On the contrary, you're much more likely to hear fans demanding additional spinoffs. Everyone's got their favorite character or team-up, and some of those would, admittedly, hold up as the center of a whole new show. After the popularity of the crossover episodes in Luke Cage and Iron Fist, Marvel TV's Jeph Loeb says he gets asked about a Heroes for Hire or Daughters of the Dragon series on a daily basis. And hey, there's already a precedent: Frank Castle, played by Jon Bernthal, started out as a recurring character in Daredevil Season 2 and now he's the lead in The Punisher, which has a second season coming in early 2019.
But Daredevil occupies a special place in the Netflix canon, being the show that kicked it all off and established this corner of the MCU's mythology. When it first premiered, Marvel fans were just eager to spot references to the movies that we already loved, and to see what the Avengers might look like from the perspective of ordinary New York residents. Then it turned out that Daredevil was worth watching for its own sake, whether or not it would ever deliver more of a connection to the MCU. So when Jessica Jones came around, it was the references to Daredevil that we started looking for. Then Jessica Jones was good in its own right, too, and the pattern kept repeating from there, even before the four original shows temporarily merged into The Defenders limited series.
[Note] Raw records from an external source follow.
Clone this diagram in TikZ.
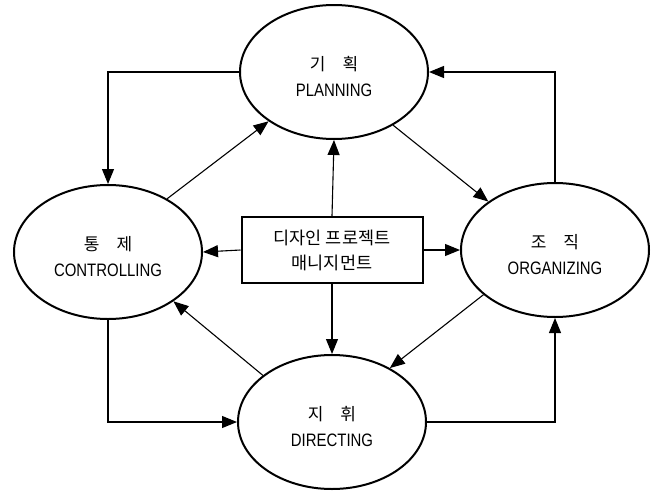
\documentclass[tikz,border=0pt]{standalone}
\usepackage{fontspec}
\setmainfont{Liberation Sans}
\newfontfamily\kr{Noto Sans CJK KR}
\newfontfamily\cond[FakeStretch=0.83]{Liberation Sans}
\usetikzlibrary{arrows.meta,shapes.geometric}

% Korean title line of a phase, two syllables set wide apart
\newcommand{\krtitle}[2]{\rule{0pt}{24pt}{\kr\fontsize{17}{26}\selectfont #1\hspace{17pt}#2}}

\begin{document}
\begin{tikzpicture}[x=1pt,y=-1pt,
  phase/.style={draw,line width=2pt,ellipse,minimum width=188pt,minimum height=134pt,
    inner sep=0pt,align=center,font=\cond\fontsize{18}{26}\selectfont},
  hub/.style={draw,line width=2pt,minimum width=181pt,minimum height=66pt,
    inner sep=0pt,align=center,font=\kr\fontsize{17.5}{25}\selectfont},
  link/.style={line width=1.1pt,-{Triangle[length=15pt,width=12pt]}}]
\useasboundingbox (0,0) rectangle (656,490);

% the four management phases
\node[phase] (P) at (334,72)  {\krtitle{기}{획}\\PLANNING};
\node[phase] (C) at (108,252) {\krtitle{통}{제}\\CONTROLLING};
\node[phase] (O) at (555,250) {\krtitle{조}{직}\\ORGANIZING};
\node[phase] (D) at (332,422) {\krtitle{지}{휘}\\DIRECTING};

% central box
\node[hub] (M) at (332,250) {디자인 프로젝트\\매니지먼트};

% hub to phases
\draw[link] (M.north) -- (P.south);
\draw[link] (M.south) -- (D.north);
\draw[link] (M.west)  -- (C.east);
\draw[link] (M.east)  -- (O.west);

% outer cycle (elbow connectors)
\draw[link] (P.west)  -| (C.north);
\draw[link] (O.north) |- (P.east);
\draw[link] (C.south) |- (D.west);
\draw[link] (D.east)  -| (O.south);

% inner cycle (diagonals)
\draw[link] (C.42)  -- (P.217);
\draw[link] (P.318) -- (O.144);
\draw[link] (O.212) -- (D.43);
\draw[link] (D.146) -- (C.323);
\end{tikzpicture}
\end{document}
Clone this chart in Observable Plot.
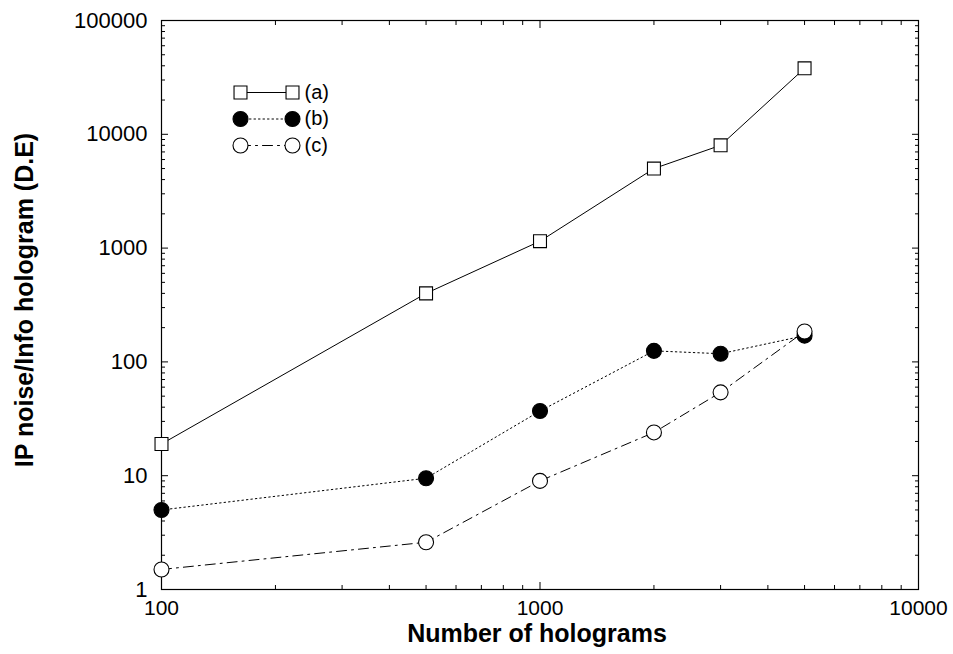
<!DOCTYPE html>
<html><head><meta charset="utf-8">
<script src="https://cdn.jsdelivr.net/npm/d3@7"></script>
<script src="https://cdn.jsdelivr.net/npm/@observablehq/plot@0.6"></script>
<style>
html,body{margin:0;padding:0;background:#fff;}
svg{font-family:"Liberation Sans",Arial,sans-serif;}
</style>
</head><body>
<div id="chart"></div>
<script>
const hologramCounts = [100, 500, 1000, 2000, 3000, 5000];
const seriesA = [19, 400, 1150, 5000, 8000, 38000];
const seriesB = [5, 9.5, 37, 125, 118, 170];
const seriesC = [1.5, 2.6, 9, 24, 54, 185];
const seriesNames = ["(a)", "(b)", "(c)"];
const xMajorTicks = [100, 1000, 10000];
const yMajorTicks = [1, 10, 100, 1000, 10000, 100000];

const minorOf = (majors) => majors.slice(0, -1).flatMap(m => [2,3,4,5,6,7,8,9].map(k => k * m));
const xMinorTicks = minorOf(xMajorTicks);
const yMinorTicks = minorOf(yMajorTicks);

const styles = {
  "(a)": {symbol: "square", fill: "white", dash: null, r: 7.3},
  "(b)": {symbol: "circle", fill: "black", dash: "1.5,3", r: 7.5},
  "(c)": {symbol: "circle", fill: "white", dash: "10,5,2,5", r: 7.5}
};
const allSeries = [seriesA, seriesB, seriesC];
const rows = seriesNames.flatMap((s, i) => hologramCounts.map((x, j) => ({series: s, x, y: allSeries[i][j]})));

const marks = [];
// axes labels
marks.push(Plot.axisY({ticks: yMajorTicks, tickFormat: d => String(d), tickSize: 0, tickPadding: 14, fontSize: 22, label: null}));
marks.push(Plot.axisX({ticks: xMajorTicks, tickFormat: d => String(d), tickSize: 0, tickPadding: 11, fontSize: 21, label: null}));
// inward ticks on all four sides
for (const anchor of ["left", "right"]) {
  marks.push(Plot.axisY({anchor, ticks: yMajorTicks, tickSize: -7, tickFormat: () => "", label: null}));
  marks.push(Plot.axisY({anchor, ticks: yMinorTicks, tickSize: -4, tickFormat: () => "", label: null}));
}
for (const anchor of ["bottom", "top"]) {
  marks.push(Plot.axisX({anchor, ticks: xMajorTicks, tickSize: -7, tickFormat: () => "", label: null}));
  marks.push(Plot.axisX({anchor, ticks: xMinorTicks, tickSize: -4, tickFormat: () => "", label: null}));
}
marks.push(Plot.frame({stroke: "black", strokeWidth: 1.2}));

for (const s of seriesNames) {
  const st = styles[s];
  const data = rows.filter(d => d.series === s);
  marks.push(Plot.line(data, {x: "x", y: "y", stroke: "black", strokeWidth: 1, strokeDasharray: st.dash}));
}
for (const s of seriesNames) {
  const st = styles[s];
  const data = rows.filter(d => d.series === s);
  marks.push(Plot.dot(data, {x: "x", y: "y", symbol: st.symbol, r: st.r, fill: st.fill, stroke: "black", strokeWidth: 1.1}));
}

// legend
const lineShape = {draw(ctx, l) { ctx.moveTo(0, 0); ctx.lineTo(0, -l); }};
seriesNames.forEach((s, i) => {
  const st = styles[s];
  const dy = 72 + i * 26.5;
  marks.push(Plot.vector([s], {frameAnchor: "top-left", dx: 79, dy, rotate: 90, length: 52, anchor: "start", shape: lineShape, stroke: "black", strokeWidth: 1, strokeDasharray: st.dash}));
  for (const dx of [79, 131]) {
    marks.push(Plot.dot([s], {frameAnchor: "top-left", dx, dy, symbol: st.symbol, r: st.r, fill: st.fill, stroke: "black", strokeWidth: 1.1}));
  }
  marks.push(Plot.text([s], {frameAnchor: "top-left", dx: 143, dy, text: d => d, textAnchor: "start", lineAnchor: "middle", fontSize: 20, fill: "black"}));
});

const chart = Plot.plot({
  width: 953, height: 654,
  marginLeft: 161, marginRight: 35, marginTop: 20, marginBottom: 65,
  style: {fontFamily: '"Liberation Sans", Arial, sans-serif', color: "black", background: "white"},
  x: {type: "log", domain: [100, 10000]},
  y: {type: "log", domain: [1, 100000]},
  marks
});
const svg = d3.select(chart);
svg.append("text").attr("x", 537).attr("y", 642).attr("text-anchor", "middle")
  .attr("font-size", 25).attr("font-weight", "bold").attr("fill", "black").text("Number of holograms");
svg.append("text").attr("transform", "translate(33,300) rotate(-90)").attr("text-anchor", "middle")
  .attr("font-size", 25).attr("font-weight", "bold").attr("fill", "black").text("IP noise/Info hologram (D.E)");
document.getElementById("chart").appendChild(chart);
</script>
</body></html>
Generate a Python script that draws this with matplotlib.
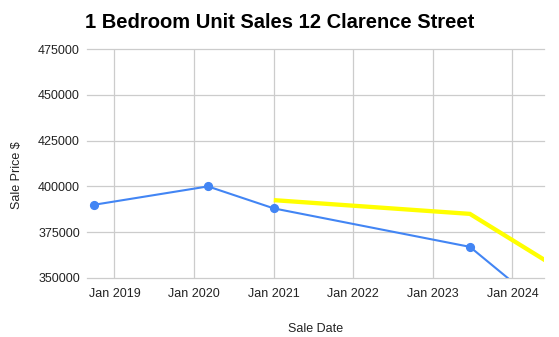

The franchise has made an effort to stay consistent with its movie-based origins through the occasional namedrop or nod, but the films haven't reciprocated and, at this point, they don't really need to. Netflix's internal crossovers have been interesting enough on their own. Each show keeps a spotlight on its title character, but a subplot in one might be thickened or resolved in another, and supporting characters are free to wander through the shows without necessarily belonging to any of them. Daredevil Season 2 aired in March 2016, leaving a whopping two-and-a-half year gap between seasons, but it worked because the story never came to a complete stop. We saw Matt Murdock "die" in The Defenders, we heard references to his two best friends across almost every other series and we saw Danny Rand carrying out his promise to protect the city in Iron Fist Season 2. Now, as we're anticipating what comes next for Matt, we also get to hope for appearances from familiar faces who debuted in other Netflix shows.
This fluidity, which has a closer parallel in the movies of the MCU than in anything else that television has done, has gradually become the greatest strength of Marvel's Netflix lineup. The quality of each series still has to keep its standard, of course, and it's important that any one of them can be understood without watching the others. But now that we're past the setup stage, fans feel shortchanged when a full season goes by with minimal reference to the events of the wider universe: The second season of Jessica Jones had its strengths, but left us disappointed when the most significant crossover was a token appearance by Foggy Nelson with no real relevance to the plot.